● GIVEN EXERCISE: Drop the images; return everything else in the listing below exactly.
● ● ●
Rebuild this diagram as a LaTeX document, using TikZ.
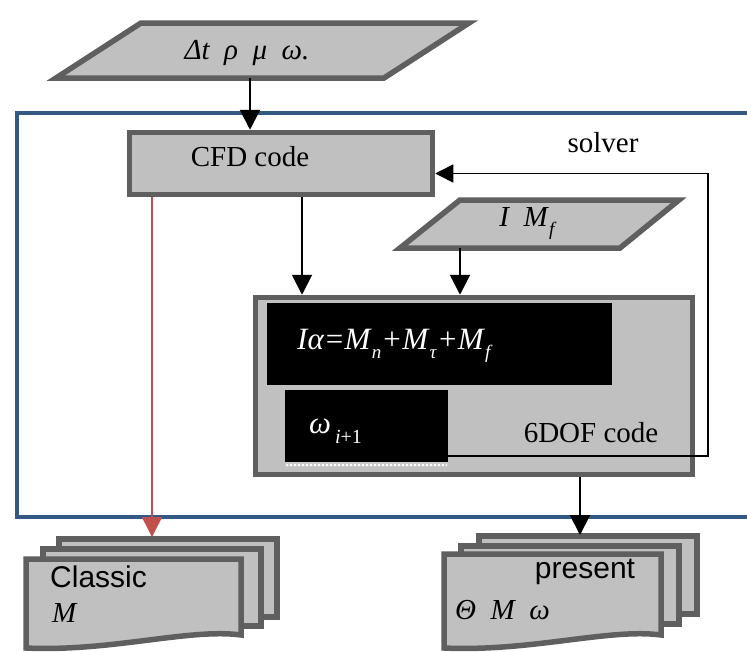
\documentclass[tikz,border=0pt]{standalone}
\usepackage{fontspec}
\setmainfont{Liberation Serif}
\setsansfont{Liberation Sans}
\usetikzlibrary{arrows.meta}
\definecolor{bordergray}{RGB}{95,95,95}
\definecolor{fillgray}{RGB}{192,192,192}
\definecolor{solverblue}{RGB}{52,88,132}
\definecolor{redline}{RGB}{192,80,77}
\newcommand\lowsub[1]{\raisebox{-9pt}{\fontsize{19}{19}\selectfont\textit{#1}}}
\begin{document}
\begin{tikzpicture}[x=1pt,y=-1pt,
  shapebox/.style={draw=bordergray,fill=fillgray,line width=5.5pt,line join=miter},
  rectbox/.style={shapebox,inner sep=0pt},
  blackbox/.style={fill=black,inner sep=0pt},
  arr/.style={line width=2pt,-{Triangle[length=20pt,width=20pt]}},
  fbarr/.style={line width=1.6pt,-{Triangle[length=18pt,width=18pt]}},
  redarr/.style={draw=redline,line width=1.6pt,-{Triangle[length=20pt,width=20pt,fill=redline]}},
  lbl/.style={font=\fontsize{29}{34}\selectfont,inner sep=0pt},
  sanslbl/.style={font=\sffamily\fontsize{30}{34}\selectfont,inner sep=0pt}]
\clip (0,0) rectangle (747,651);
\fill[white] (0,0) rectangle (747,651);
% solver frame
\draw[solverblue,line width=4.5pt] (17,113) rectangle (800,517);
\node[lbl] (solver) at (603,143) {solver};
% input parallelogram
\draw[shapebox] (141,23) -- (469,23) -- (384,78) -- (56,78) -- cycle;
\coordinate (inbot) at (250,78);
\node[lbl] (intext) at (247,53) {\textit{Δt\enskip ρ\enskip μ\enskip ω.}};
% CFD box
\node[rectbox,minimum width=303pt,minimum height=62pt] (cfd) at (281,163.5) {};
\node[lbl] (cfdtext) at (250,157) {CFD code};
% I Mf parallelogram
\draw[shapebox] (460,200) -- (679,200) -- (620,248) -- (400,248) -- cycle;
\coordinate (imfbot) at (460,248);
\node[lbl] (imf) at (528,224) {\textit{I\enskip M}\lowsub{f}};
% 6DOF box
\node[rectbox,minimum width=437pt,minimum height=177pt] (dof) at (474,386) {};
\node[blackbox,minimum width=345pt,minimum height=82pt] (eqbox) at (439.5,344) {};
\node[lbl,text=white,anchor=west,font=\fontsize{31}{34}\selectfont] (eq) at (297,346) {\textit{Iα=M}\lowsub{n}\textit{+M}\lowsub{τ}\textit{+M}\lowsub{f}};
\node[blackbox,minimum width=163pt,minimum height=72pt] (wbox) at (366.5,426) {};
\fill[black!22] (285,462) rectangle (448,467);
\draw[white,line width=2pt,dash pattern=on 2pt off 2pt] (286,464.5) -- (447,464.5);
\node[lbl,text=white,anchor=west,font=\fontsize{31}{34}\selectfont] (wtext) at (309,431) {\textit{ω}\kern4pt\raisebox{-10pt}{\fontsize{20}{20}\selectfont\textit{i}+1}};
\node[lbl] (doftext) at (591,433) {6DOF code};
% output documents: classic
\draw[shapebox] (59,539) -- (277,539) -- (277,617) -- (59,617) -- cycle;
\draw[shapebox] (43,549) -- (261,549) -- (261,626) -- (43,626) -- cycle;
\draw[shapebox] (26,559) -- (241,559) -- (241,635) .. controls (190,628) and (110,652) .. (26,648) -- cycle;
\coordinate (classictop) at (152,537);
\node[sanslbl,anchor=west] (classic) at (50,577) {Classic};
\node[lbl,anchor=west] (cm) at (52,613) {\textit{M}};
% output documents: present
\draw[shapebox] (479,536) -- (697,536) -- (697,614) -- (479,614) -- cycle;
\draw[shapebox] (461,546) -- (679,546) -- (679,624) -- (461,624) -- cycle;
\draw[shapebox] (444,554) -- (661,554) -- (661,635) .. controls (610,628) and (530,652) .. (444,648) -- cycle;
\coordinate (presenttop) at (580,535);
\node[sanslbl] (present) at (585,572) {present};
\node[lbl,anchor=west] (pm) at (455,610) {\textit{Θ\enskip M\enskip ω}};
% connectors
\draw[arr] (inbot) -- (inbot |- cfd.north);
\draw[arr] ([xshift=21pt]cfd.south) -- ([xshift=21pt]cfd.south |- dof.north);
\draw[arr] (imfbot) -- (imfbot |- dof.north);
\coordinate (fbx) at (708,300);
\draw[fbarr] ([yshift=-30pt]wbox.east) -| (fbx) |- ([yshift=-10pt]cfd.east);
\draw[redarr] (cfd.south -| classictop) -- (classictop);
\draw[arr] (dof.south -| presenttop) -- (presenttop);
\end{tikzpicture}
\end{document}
● ● ●
● FINAL RESULT:
Rebuild this diagram as a LaTeX document, using TikZ.
\documentclass[tikz,border=0pt]{standalone}
\usepackage{fontspec}
\setmainfont{Liberation Serif}
\setsansfont{Liberation Sans}
\usetikzlibrary{arrows.meta}
\definecolor{bordergray}{RGB}{95,95,95}
\definecolor{fillgray}{RGB}{192,192,192}
\definecolor{solverblue}{RGB}{52,88,132}
\definecolor{redline}{RGB}{192,80,77}
\newcommand\lowsub[1]{\raisebox{-9pt}{\fontsize{19}{19}\selectfont\textit{#1}}}
\begin{document}
\begin{tikzpicture}[x=1pt,y=-1pt,
  shapebox/.style={draw=bordergray,fill=fillgray,line width=5.5pt,line join=miter},
  rectbox/.style={shapebox,inner sep=0pt},
  blackbox/.style={fill=black,inner sep=0pt},
  arr/.style={line width=2pt,-{Triangle[length=20pt,width=20pt]}},
  fbarr/.style={line width=1.6pt,-{Triangle[length=18pt,width=18pt]}},
  redarr/.style={draw=redline,line width=1.6pt,-{Triangle[length=20pt,width=20pt,fill=redline]}},
  lbl/.style={font=\fontsize{29}{34}\selectfont,inner sep=0pt},
  sanslbl/.style={font=\sffamily\fontsize{30}{34}\selectfont,inner sep=0pt}]
\clip (0,0) rectangle (747,651);
\fill[white] (0,0) rectangle (747,651);
% solver frame
\draw[solverblue,line width=4.5pt] (17,113) rectangle (800,517);
\node[lbl] (solver) at (603,143) {solver};
% input parallelogram
\draw[shapebox] (141,23) -- (469,23) -- (384,78) -- (56,78) -- cycle;
\coordinate (inbot) at (250,78);
\node[lbl] (intext) at (247,53) {\textit{Δt\enskip ρ\enskip μ\enskip ω.}};
% CFD box
\node[rectbox,minimum width=303pt,minimum height=62pt] (cfd) at (281,163.5) {};
\node[lbl] (cfdtext) at (250,157) {CFD code};
% I Mf parallelogram
\draw[shapebox] (460,200) -- (679,200) -- (620,248) -- (400,248) -- cycle;
\coordinate (imfbot) at (460,248);
\node[lbl] (imf) at (528,224) {\textit{I\enskip M}\lowsub{f}};
% 6DOF box
\node[rectbox,minimum width=437pt,minimum height=177pt] (dof) at (474,386) {};
\node[blackbox,minimum width=345pt,minimum height=82pt] (eqbox) at (439.5,344) {};
\node[lbl,text=white,anchor=west,font=\fontsize{31}{34}\selectfont] (eq) at (297,346) {\textit{Iα=M}\lowsub{n}\textit{+M}\lowsub{τ}\textit{+M}\lowsub{f}};
\node[blackbox,minimum width=163pt,minimum height=72pt] (wbox) at (366.5,426) {};
\fill[black!22] (285,462) rectangle (448,467);
\draw[white,line width=2pt,dash pattern=on 2pt off 2pt] (286,464.5) -- (447,464.5);
\node[lbl,text=white,anchor=west,font=\fontsize{31}{34}\selectfont] (wtext) at (309,431) {\textit{ω}\kern4pt\raisebox{-10pt}{\fontsize{20}{20}\selectfont\textit{i}+1}};
\node[lbl] (doftext) at (591,433) {6DOF code};
% output documents: classic
\draw[shapebox] (59,539) -- (277,539) -- (277,617) -- (59,617) -- cycle;
\draw[shapebox] (43,549) -- (261,549) -- (261,626) -- (43,626) -- cycle;
\draw[shapebox] (26,559) -- (241,559) -- (241,635) .. controls (190,628) and (110,652) .. (26,648) -- cycle;
\coordinate (classictop) at (152,537);
\node[sanslbl,anchor=west] (classic) at (50,577) {Classic};
\node[lbl,anchor=west] (cm) at (52,613) {\textit{M}};
% output documents: present
\draw[shapebox] (479,536) -- (697,536) -- (697,614) -- (479,614) -- cycle;
\draw[shapebox] (461,546) -- (679,546) -- (679,624) -- (461,624) -- cycle;
\draw[shapebox] (444,554) -- (661,554) -- (661,635) .. controls (610,628) and (530,652) .. (444,648) -- cycle;
\coordinate (presenttop) at (580,535);
\node[sanslbl] (present) at (585,572) {present};
\node[lbl,anchor=west] (pm) at (455,610) {\textit{Θ\enskip M\enskip ω}};
% connectors
\draw[arr] (inbot) -- (inbot |- cfd.north);
\draw[arr] ([xshift=21pt]cfd.south) -- ([xshift=21pt]cfd.south |- dof.north);
\draw[arr] (imfbot) -- (imfbot |- dof.north);
\coordinate (fbx) at (708,300);
\draw[fbarr] ([yshift=-30pt]wbox.east) -| (fbx) |- ([yshift=-10pt]cfd.east);
\draw[redarr] (cfd.south -| classictop) -- (classictop);
\draw[arr] (dof.south -| presenttop) -- (presenttop);
\end{tikzpicture}
\end{document}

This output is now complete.